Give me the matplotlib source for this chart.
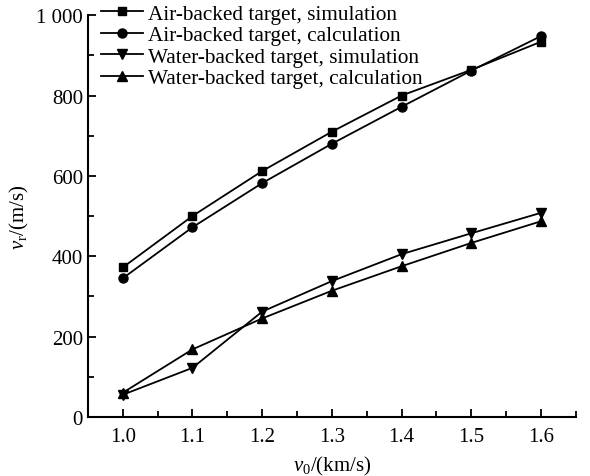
★ ★ ★ ★
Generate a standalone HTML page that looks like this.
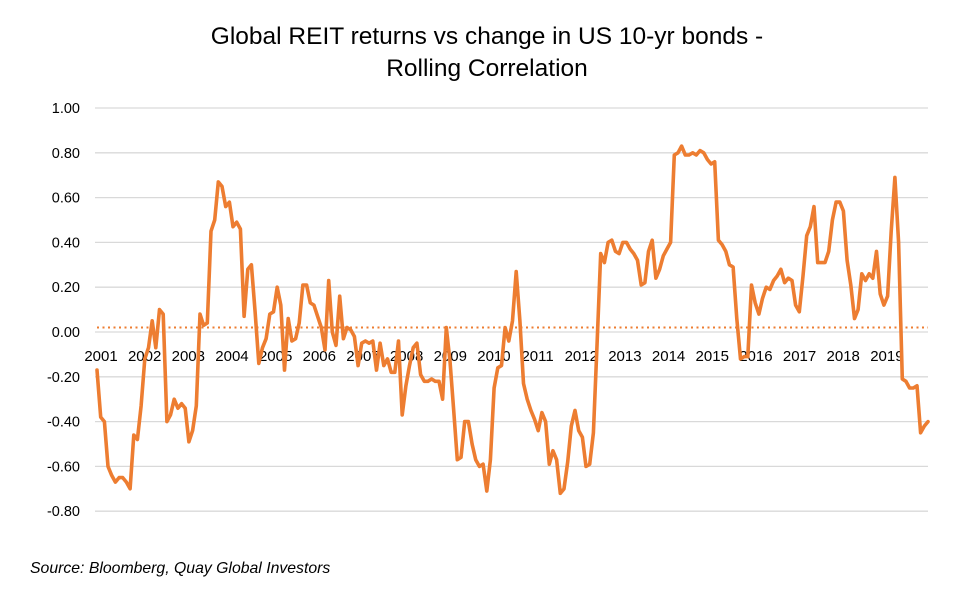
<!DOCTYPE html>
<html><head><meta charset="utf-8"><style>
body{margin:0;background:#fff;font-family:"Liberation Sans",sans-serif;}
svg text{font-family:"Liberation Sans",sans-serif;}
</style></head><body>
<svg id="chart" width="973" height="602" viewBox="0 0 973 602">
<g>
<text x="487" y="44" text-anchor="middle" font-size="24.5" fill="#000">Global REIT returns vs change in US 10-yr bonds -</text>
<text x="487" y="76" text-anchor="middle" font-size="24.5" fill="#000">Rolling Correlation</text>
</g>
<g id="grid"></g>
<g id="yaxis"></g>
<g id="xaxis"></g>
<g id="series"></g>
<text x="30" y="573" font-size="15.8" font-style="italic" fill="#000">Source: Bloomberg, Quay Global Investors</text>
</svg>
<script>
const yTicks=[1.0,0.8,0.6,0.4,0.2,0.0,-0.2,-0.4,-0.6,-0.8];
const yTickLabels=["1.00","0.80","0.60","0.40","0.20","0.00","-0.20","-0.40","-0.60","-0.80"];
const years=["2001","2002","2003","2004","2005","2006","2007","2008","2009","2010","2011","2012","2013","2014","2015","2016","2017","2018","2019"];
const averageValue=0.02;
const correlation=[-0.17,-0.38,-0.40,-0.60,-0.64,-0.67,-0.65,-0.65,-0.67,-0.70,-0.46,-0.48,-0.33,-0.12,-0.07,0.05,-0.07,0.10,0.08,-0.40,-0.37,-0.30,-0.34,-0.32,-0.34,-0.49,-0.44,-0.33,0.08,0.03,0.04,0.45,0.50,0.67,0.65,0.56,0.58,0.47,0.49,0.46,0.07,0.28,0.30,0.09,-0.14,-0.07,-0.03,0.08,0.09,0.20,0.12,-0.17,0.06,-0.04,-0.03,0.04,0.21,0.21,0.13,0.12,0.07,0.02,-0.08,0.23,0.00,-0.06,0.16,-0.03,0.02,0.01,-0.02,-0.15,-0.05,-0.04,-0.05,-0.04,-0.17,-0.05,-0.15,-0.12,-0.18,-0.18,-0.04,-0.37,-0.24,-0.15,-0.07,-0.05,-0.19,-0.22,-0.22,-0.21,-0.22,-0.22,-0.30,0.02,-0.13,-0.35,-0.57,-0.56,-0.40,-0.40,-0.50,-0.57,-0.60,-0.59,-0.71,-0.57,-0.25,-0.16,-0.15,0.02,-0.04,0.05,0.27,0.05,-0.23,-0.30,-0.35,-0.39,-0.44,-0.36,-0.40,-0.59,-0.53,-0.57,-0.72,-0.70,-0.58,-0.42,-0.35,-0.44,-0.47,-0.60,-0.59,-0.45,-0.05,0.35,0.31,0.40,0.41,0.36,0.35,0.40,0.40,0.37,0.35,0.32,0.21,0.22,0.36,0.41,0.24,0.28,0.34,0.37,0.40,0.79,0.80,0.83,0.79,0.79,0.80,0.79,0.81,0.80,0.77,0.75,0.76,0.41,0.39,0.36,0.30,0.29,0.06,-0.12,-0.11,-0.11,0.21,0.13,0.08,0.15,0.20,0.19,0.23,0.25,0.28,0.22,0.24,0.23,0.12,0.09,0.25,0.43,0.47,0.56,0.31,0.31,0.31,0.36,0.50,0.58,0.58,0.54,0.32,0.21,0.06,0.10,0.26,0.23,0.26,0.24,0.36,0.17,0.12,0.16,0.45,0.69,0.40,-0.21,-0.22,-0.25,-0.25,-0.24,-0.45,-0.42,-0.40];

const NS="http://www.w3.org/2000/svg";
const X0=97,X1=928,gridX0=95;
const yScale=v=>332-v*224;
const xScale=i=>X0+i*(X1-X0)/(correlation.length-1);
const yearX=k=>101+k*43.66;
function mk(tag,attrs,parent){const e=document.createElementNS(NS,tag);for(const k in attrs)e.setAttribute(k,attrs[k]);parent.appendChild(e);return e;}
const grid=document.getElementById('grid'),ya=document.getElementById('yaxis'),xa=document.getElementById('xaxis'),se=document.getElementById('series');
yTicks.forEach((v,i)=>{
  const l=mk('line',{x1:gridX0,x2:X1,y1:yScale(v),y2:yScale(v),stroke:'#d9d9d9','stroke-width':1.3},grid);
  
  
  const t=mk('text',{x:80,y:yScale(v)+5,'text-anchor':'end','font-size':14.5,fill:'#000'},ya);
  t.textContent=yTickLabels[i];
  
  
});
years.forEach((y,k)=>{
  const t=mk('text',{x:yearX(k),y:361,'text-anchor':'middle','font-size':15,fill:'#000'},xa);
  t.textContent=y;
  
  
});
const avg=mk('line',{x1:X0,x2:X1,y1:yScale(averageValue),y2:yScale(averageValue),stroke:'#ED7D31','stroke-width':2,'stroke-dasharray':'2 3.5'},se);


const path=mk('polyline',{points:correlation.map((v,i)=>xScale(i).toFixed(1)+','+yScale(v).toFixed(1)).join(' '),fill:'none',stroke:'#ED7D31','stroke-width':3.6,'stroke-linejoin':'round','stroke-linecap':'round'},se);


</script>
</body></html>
★ ★ ★ ★
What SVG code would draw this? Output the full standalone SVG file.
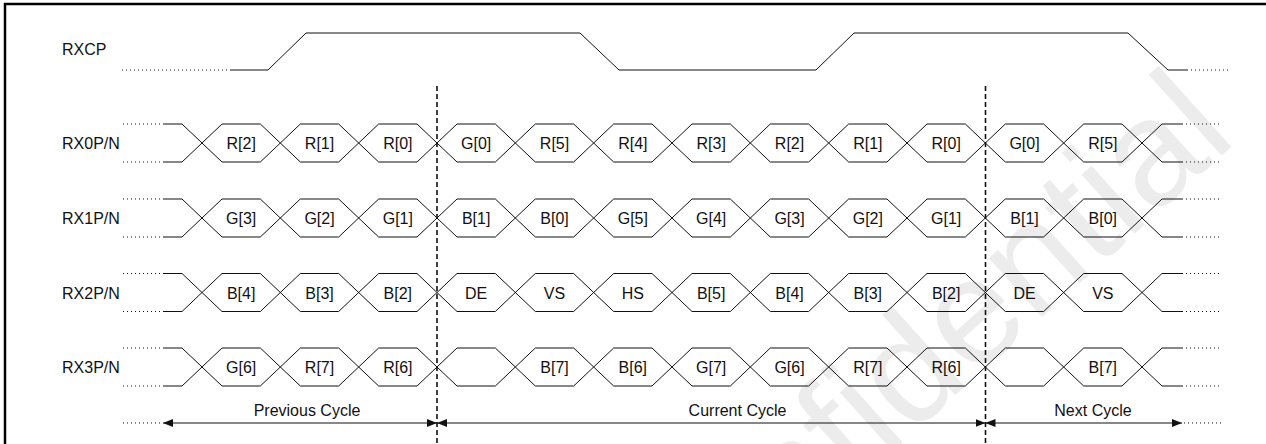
★ ★ ★ ★
**Task statement:** Where a line in the material above holds "standalone", copy that line.

**Written answer:**
Generate a standalone HTML page that looks like this.
What SVG code would draw this? Output the full standalone SVG file.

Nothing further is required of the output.